Brad Bates

Biographical details
- Born: c. 1959

Administrative career (AD unless noted)
- 2002–2012: Miami OH
- 2012–2017: Boston College

= Brad Bates =

American college athletics administrator

Brad Bates (born c. 1959) is a former American college athletics administrator. He was the athletic director at Boston College from 2012 to 2017. He resigned in February 2017 to join the executive search and consulting firm Collegiate Sports Associates.

Bates was previously the athletic director at Miami University from 2002 to 2012. He also spent 17 years working in athletic administration at Vanderbilt University.

He played college football under Bo Schembechler as a defensive back at the University of Michigan where he received a varsity letter as a member of the 1980 team that won the 1980 Rose Bowl. He received a bachelor of arts degree from Michigan in 1981.
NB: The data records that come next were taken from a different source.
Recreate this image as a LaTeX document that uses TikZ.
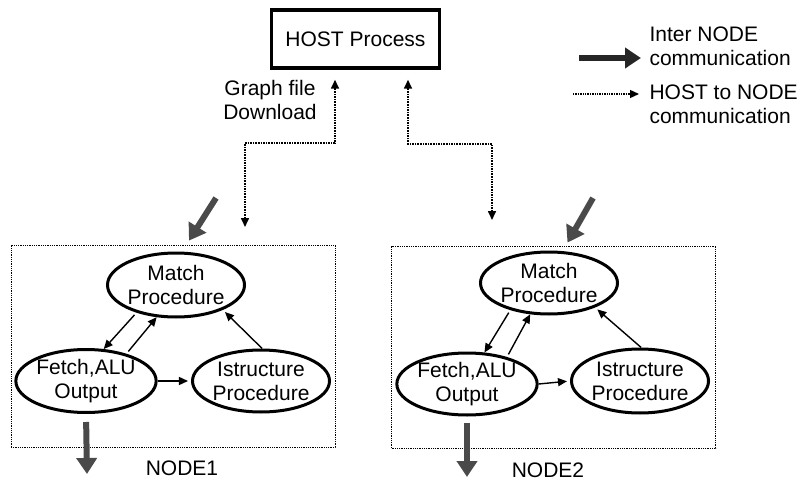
\documentclass[tikz,border=0pt]{standalone}
\usepackage{fontspec}
\setmainfont{Liberation Sans}
\usetikzlibrary{arrows.meta, positioning, shapes.geometric}
\definecolor{linkcolor}{HTML}{4A4A4A}

\begin{document}
\begin{tikzpicture}[x=1pt, y=-1pt,
    font=\fontsize{21}{24}\selectfont,
    hostbox/.style={draw, line width=3.5pt, minimum width=168pt, minimum height=58pt},
    proc/.style={draw, ellipse, line width=3pt, inner sep=0pt, align=center},
    nodebox/.style={draw, densely dotted, line width=0.8pt, minimum width=324pt,
                    minimum height=202pt},
    flow/.style={-{Triangle[length=9pt, width=8pt]}, line width=1.4pt},
    hostcomm/.style={densely dotted, line width=1.6pt,
                     {Triangle[length=9pt, width=8pt]}-{Triangle[length=9pt, width=8pt]}},
    internode/.style={-{Triangle[length=16pt, width=20pt]}, line width=6pt, linkcolor}
]
    \useasboundingbox (0,0) rectangle (806,484);

    % host and legend
    \node[hostbox] (host) at (355.5,39) {HOST Process};
    \node[align=center] (gfd) at (270,100) {Graph file\\Download};

    \coordinate (lg1a) at (579,58);
    \coordinate (lg1b) at (641,58);
    \coordinate (lg2a) at (573,94);
    \coordinate (lg2b) at (639,94);
    \draw[internode, black!85] (lg1a) -- (lg1b);
    \draw[densely dotted, line width=1.4pt, -{Triangle[length=9pt, width=8pt]}] (lg2a) -- (lg2b);
    \node[align=left, anchor=west] (lg1) at (646,46) {Inter NODE\\communication};
    \node[align=left, anchor=west] (lg2) at (646,104) {HOST to NODE\\communication};

    % the two processing nodes
    \node[nodebox] (box1) at (173,346) {};
    \node[nodebox] (box2) at (553.5,347) {};

    \node[proc, minimum width=128pt, minimum height=64pt] (match1) at (176,285) {Match\\Procedure};
    \node[proc, minimum width=132pt, minimum height=63pt] (fetch1) at (86,381) {Fetch,ALU\\Output};
    \node[proc, minimum width=128pt, minimum height=62pt] (istr1) at (261,381) {Istructure\\Procedure};

    \node[proc, minimum width=128pt, minimum height=62pt] (match2) at (549,283) {Match\\Procedure};
    \node[proc, minimum width=130pt, minimum height=62pt] (fetch2) at (467,384) {Fetch,ALU\\Output};
    \node[proc, minimum width=130pt, minimum height=64pt] (istr2) at (640,381) {Istructure\\Procedure};

    \node (lbl1) at (182,468) {NODE1};
    \node (lbl2) at (548,470) {NODE2};

    % links inside each node
    \foreach \n in {1,2} {
        \draw[flow, shorten <=3pt] (match\n.215) -- (fetch\n.61);
        \draw[flow, shorten <=3pt] (fetch\n.34) -- (match\n.239);
        \draw[flow, shorten >=3pt] (fetch\n.east) -- (istr\n.west);
        \draw[flow, shorten >=3pt] (istr\n.88) -- (match\n.-28);
    }

    % host to node download paths
    \coordinate (dl1) at (245,227);
    \coordinate (dl2) at (492,220);
    \draw[hostcomm, shorten >=10pt] (dl1) |- (335,143) -- ([xshift=-20.5pt]host.south);
    \draw[hostcomm, shorten >=10pt] (dl2) |- (408,144) -- ([xshift=52.5pt]host.south);

    % inter node traffic
    \coordinate (in1) at (216,198);
    \coordinate (in2) at (593,198);
    \coordinate (out1) at (87,474);
    \coordinate (out2) at (467,477);
    \draw[internode] (in1) -- ([xshift=16pt, yshift=4pt]box1.north);
    \draw[internode] (in2) -- ([xshift=14pt, yshift=3pt]box2.north);
    \draw[internode, shorten <=8pt] (fetch1.south) -- (out1);
    \draw[internode, shorten <=6pt] (fetch2.south) -- (out2);
\end{tikzpicture}
\end{document}
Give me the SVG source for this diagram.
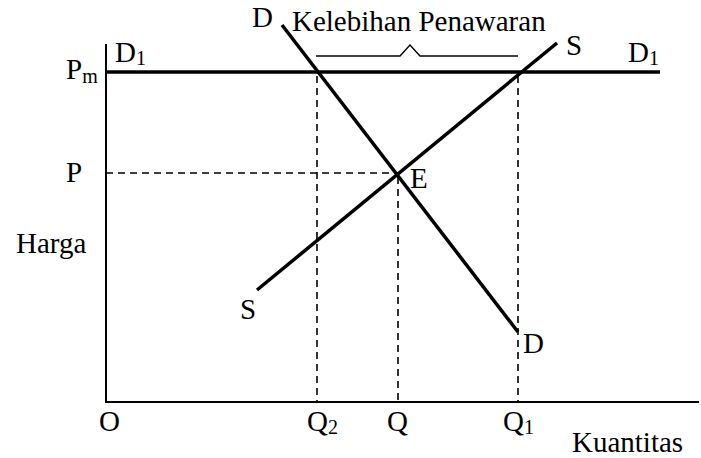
<svg xmlns="http://www.w3.org/2000/svg" width="701" height="458" viewBox="0 0 701 458">
<style>
text{font-family:"Liberation Serif","Times New Roman",serif;font-size:29px;fill:#000}
.sub{font-size:20px}
.axis{stroke:#000;stroke-width:2;fill:none}
.curve{stroke:#000;stroke-width:3.5;fill:none;stroke-linecap:butt}
.dash{stroke:#000;stroke-width:1.6;stroke-dasharray:7,5;fill:none}
.brace{stroke:#000;stroke-width:1.4;fill:none}
</style>
<rect width="701" height="458" fill="#fff"/>
<g id="connectors">
<path class="axis" d="M106,44 V402 H699"/>
<path class="dash" d="M106,173 H397"/>
<path class="dash" d="M398,177 V402"/>
<path class="dash" d="M317,76 V402"/>
<path class="dash" d="M518,76 V402"/>
<path class="curve" d="M106,72 H660"/>
<path class="curve" d="M282,25 L518,332"/>
<path class="curve" d="M257,290 L557,43"/>
<path class="brace" d="M316,56 H400 L410,45 L420,56 H518"/>
</g>
<g id="labels">
<text x="66" y="79" font-size="24">P<tspan class="sub" dy="4">m</tspan></text>
<text x="115" y="62">D<tspan class="sub" dy="3">1</tspan></text>
<text x="628" y="62">D<tspan class="sub" dy="3">1</tspan></text>
<text x="252" y="27">D</text>
<text x="292" y="31" font-size="28">Kelebihan Penawaran</text>
<text x="566" y="55">S</text>
<text x="66" y="182">P</text>
<text x="16" y="253">Harga</text>
<text x="410" y="188">E</text>
<text x="240" y="319">S</text>
<text x="523" y="353">D</text>
<text x="99" y="431">O</text>
<text x="307" y="431">Q<tspan class="sub" dy="3">2</tspan></text>
<text x="387" y="431">Q</text>
<text x="503" y="431">Q<tspan class="sub" dy="3">1</tspan></text>
<text x="572" y="452">Kuantitas</text>
</g>
</svg>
At BC, Bates finalized a $200 million strategic plan for new athletic facilities. He was responsible for hiring football coach Steve Addazio and men’s basketball coach Jim Christian. During Bates tenure as AD, the school’s marquee sports programs suffered from poor performance and decreased attendance. During the 2015-16 academic year, Boston College went winless in the ACC in football and men's basketball and compiled an 8-70 record in football, men's basketball and women's basketball.